Finances on track as Group aims to make profits of £100m a year from running bus services in the UK within the next four years
The Go-Ahead Group (GAG) has said it wants to make profits of £100m a year from running bus services in the UK by 2015/2016. The group currently generates an annual return of £70m from a fleet of around 4,600 buses carrying some 1.7m passengers a day.
The Group said this will be achieved through a “combination of revenue growth driven by high quality services, innovation and marketing and cost efficiency.”
Announcing its Interim Management Statement July 1 to October 17 last week, GAG said its trading had been strong, with no change to its full year expectations to June 29, 2013.
David Brown, Group Chief Executive of Go-Ahead, said: “I am pleased to report strong growth across our regulated and deregulated bus businesses, demonstrating the effectiveness of the Group’s strategy of providing high quality, cost efficient and locally focused bus services.
“We believe there is significant potential to grow this core part of our business and today have announced a target to organically grow bus operating profit to £100m by 2015/2016.
“We remain committed to operating in the UK rail market and are pleased to report strong underlying growth in passenger revenue across our three franchises.
“Following the Department for Transport’s announcement regarding the postponement of current rail franchise competitions and a review of the franchising process, Go-Ahead looks forward to working with the review team to help shape the future of UK rail franchising.

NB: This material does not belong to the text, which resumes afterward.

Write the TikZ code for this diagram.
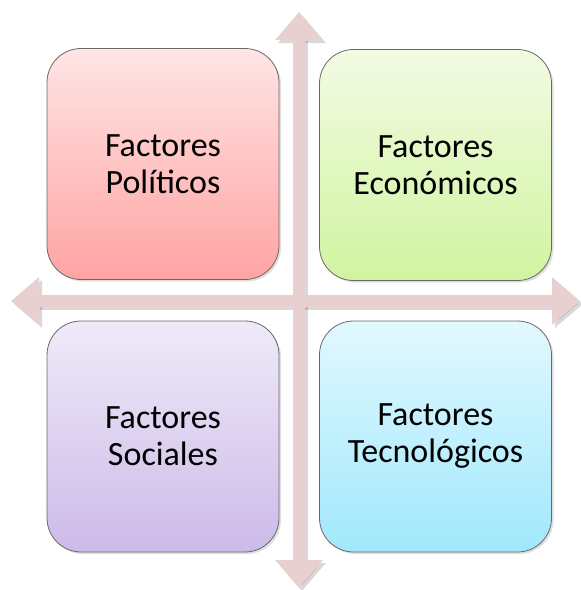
\documentclass[tikz,border=0pt]{standalone}
\usepackage{fontspec}
\setmainfont{Carlito}
\usepackage{tikz}
\usetikzlibrary{arrows.meta,shadows}
\definecolor{cfleche}{RGB}{232,208,208}
\definecolor{cbord}{RGB}{105,105,105}
\definecolor{crosahaut}{RGB}{255,229,229}
\definecolor{crosabas}{RGB}{255,163,163}
\definecolor{cverdehaut}{RGB}{243,251,227}
\definecolor{cverdebas}{RGB}{208,244,160}
\definecolor{clilahaut}{RGB}{239,234,248}
\definecolor{clilabas}{RGB}{204,186,232}
\definecolor{cazulhaut}{RGB}{226,248,255}
\definecolor{cazulbas}{RGB}{160,232,252}

\begin{document}
\begin{tikzpicture}[x=1pt, y=-1pt,
  caja/.style={draw=cbord, line width=0.8pt, rounded corners=34pt,
    minimum width=232pt, minimum height=231pt, align=center,
    font=\fontsize{34}{37}\selectfont,
    drop shadow={shadow xshift=2pt, shadow yshift=-2pt, opacity=0.25}},
  flecha/.style={cfleche, line width=12pt,
    {Triangle[length=28pt,width=46pt]}-{Triangle[length=28pt,width=46pt]}}]
\useasboundingbox (0,0) rectangle (581,590);
\coordinate (n) at (299,12); \coordinate (s) at (299,588);
\coordinate (o) at (11,301); \coordinate (e) at (580,301);
\draw[flecha, black, opacity=0.15] ([shift={(3,3)}]n) -- ([shift={(3,3)}]s);
\draw[flecha, black, opacity=0.15] ([shift={(3,3)}]o) -- ([shift={(3,3)}]e);
\draw[flecha] (n) -- (s);
\draw[flecha] (o) -- (e);
\node[caja, top color=crosahaut, bottom color=crosabas] (pol) at (163,164)
  {Factores\\Políticos};
\node[caja, top color=cverdehaut, bottom color=cverdebas] (eco) at (435.5,165)
  {Factores\\Económicos};
\node[caja, top color=clilahaut, bottom color=clilabas] (soc) at (163,436.5)
  {Factores\\Sociales};
\node[caja, top color=cazulhaut, bottom color=cazulbas] (tec) at (435.5,436.5)
  {Factores\\Tecnológicos};
\end{tikzpicture}
\end{document}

“The London 2012 Games took place during the first quarter of our financial year and I am really proud of the key role Go-Ahead played in helping to deliver a highly successful transport network for the Olympics and Paralympics.
“While we are encouraged by our performance in the first quarter, we remain suitably cautious about the medium term wider economic outlook.”
Turning to the firm’s deregulated bus businesses; once again GAG stressed the majority of underlying growth has been driven by fare paying, rather than concessionary passengers.
The yield from fare increases introduced in the last financial year to offset the reduction in BSOG and fuel cost increases is in line with GAG’s expectations.
As anticipated, revenue growth in GAG’s regulated London operations has been strong in the quarter as a result of increased mileage due to contract wins, the acquisition of the Northumberland Park depot from FirstGroup in March 2012 and contractual work for the Olympics.
GAG’s rail division, which operates the Southern (including Gatwick Express), Southeastern and London Midland franchises through its 65%-owned subsidiary Govia, saw underlying growth in line with expectations in all three franchises in the quarter. Whilst the Olympics resulted in additional passenger revenue and passenger journeys, the profit impact was largely neutral, as anticipated.
Following the Department for Transport’s decision to pospone awarding new rail franchise tenders and review of rail franchising, GAG said it awaits further information regarding the Thameslink bid process. Assuming the franchise process restarts before the end of its financial year, GAG anticipates rail bid costs of around £5m this financial year.
The Group said the outlook remains in a good financial position, with strong cash generation and a robust balance sheet, underpinning the dividend policy and allowing flexibility to pursue further value adding acquisitions. The expectations for the full year to June 29 2013 remain unchanged.